The assembled crowd at the Curve for the announcement on Wednesday morning.

The assembled crowd at the Curve for the announcement on Wednesday morning.

On Wednesday November 23, at 7.45am, Leicester seemed to make a unified sighing sound.

The world had just discovered that Hull had been selected as the City of Culture for 2017.With the busy streets of the most multicultural city in Britain filled with an endless array of museums, historical buildings, arts centres and a fantastic music scene, it seemed like we were destined to win the bid. However, Hull had a different idea.

Since joining De Montfort University as a student back in 2011, I originally thought that my allotted time at higher education fell, luckily, in three of the most exciting years in Leicester’s history for a long time. However, having learned more about Leicester’s past and future by many different educators, I’ve come to realise that this is just who Leicester is.

With so much to offer in such a compact city, it’s difficult to know where to begin and why we failed. The Royalty (yes, that is a nod to you Richard III), The Space Centre, The Curve Theatre, The Golden Mile (Belgrave Road), The Summer Sundae festival, our comedy, food, Caribbean and Pride festivals, two great universities, our annual religious celebrations and our sports events. These are only the ones that came to my mind.
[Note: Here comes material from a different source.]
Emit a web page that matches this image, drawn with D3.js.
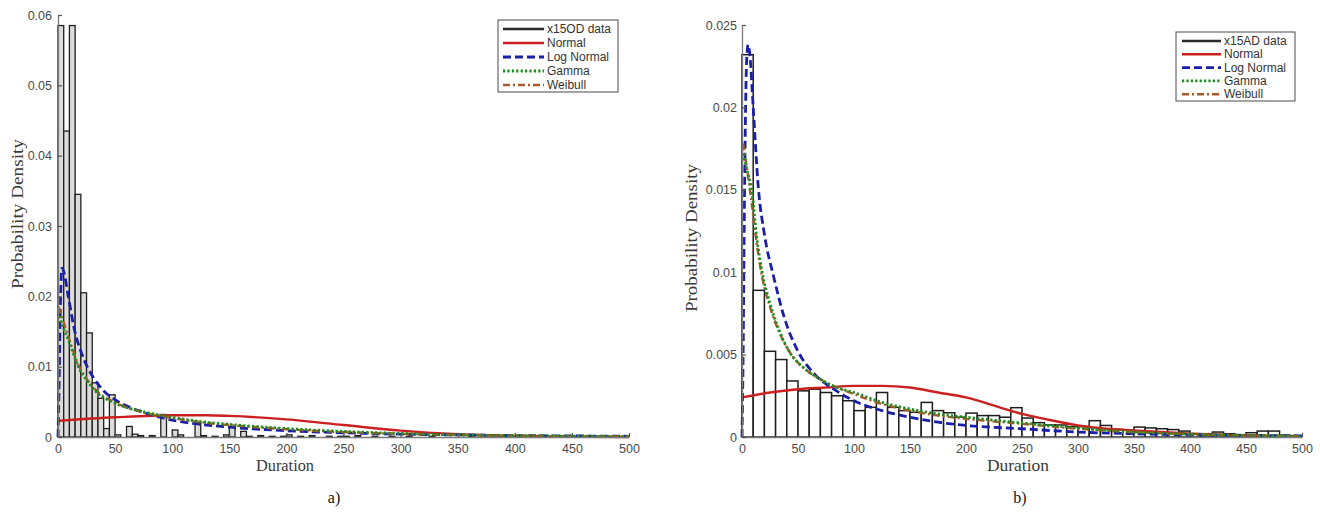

Our bid, which took 9 months to compile and cost £125,000, consisted of a themed seasonal plan, dubbed “illuminating culture”. The bid, if won, could have meant a jackpot of £12m to be put towards cultural events such as concerts, art exhibitions and markets in 2017.

Dazzle, Spotlight, Shine, Radiate and Reflections all had a selection of events running through each season; these included hosting Radio 1’s Big Weekend, an international conference on arts and disability and various exhibitions.

However, despite not winning the title, the efforts of the team who curated the bid, who consisted of a “consortium made up of key local figures from the arts, business and media”, will not be wasted.

City Mayor Sir Peter Soulsby has already announced plans to celebrate the highlights of our city, with a series of events that will take place over the next 18 months. The content of these events, however, have not yet been revealed.

When the news of the loss was announced at the Curve Theatre, Sir Soulsby said: “We have so much to be proud of. Of course it is a disappointing day for us, but we must not, whatever we do, lose the ambition or momentum that we had whilst creating this bid.”

Of course, Sir Soulsby is right. We are Leicester. We will not be beaten down by the loss. We can take it and carry on. There is so much more that we can conquer in the future, who’s to say that this is more of a curse than a blessing?

When I came here initially, as an excited but nervous 19-year-old, I wasn’t expecting to grow fond of a city as much as I have. It was a place that I always associated with the red cheese before, and had no desire to know anything more about.

But, since being here, my eyes have been opened, and the place “Leicester” has so much more attached to it: university, memories, great friends, clubs and, most importantly, home. So, in spite of not winning, I would like to wish Hull well in their upcoming celebrations for 2017.
Their celebrations will be great, and will allow for them to create what we have already: culture, life and unity.

We may not have the official title, but we certainly are still the most cultural city in our hearts.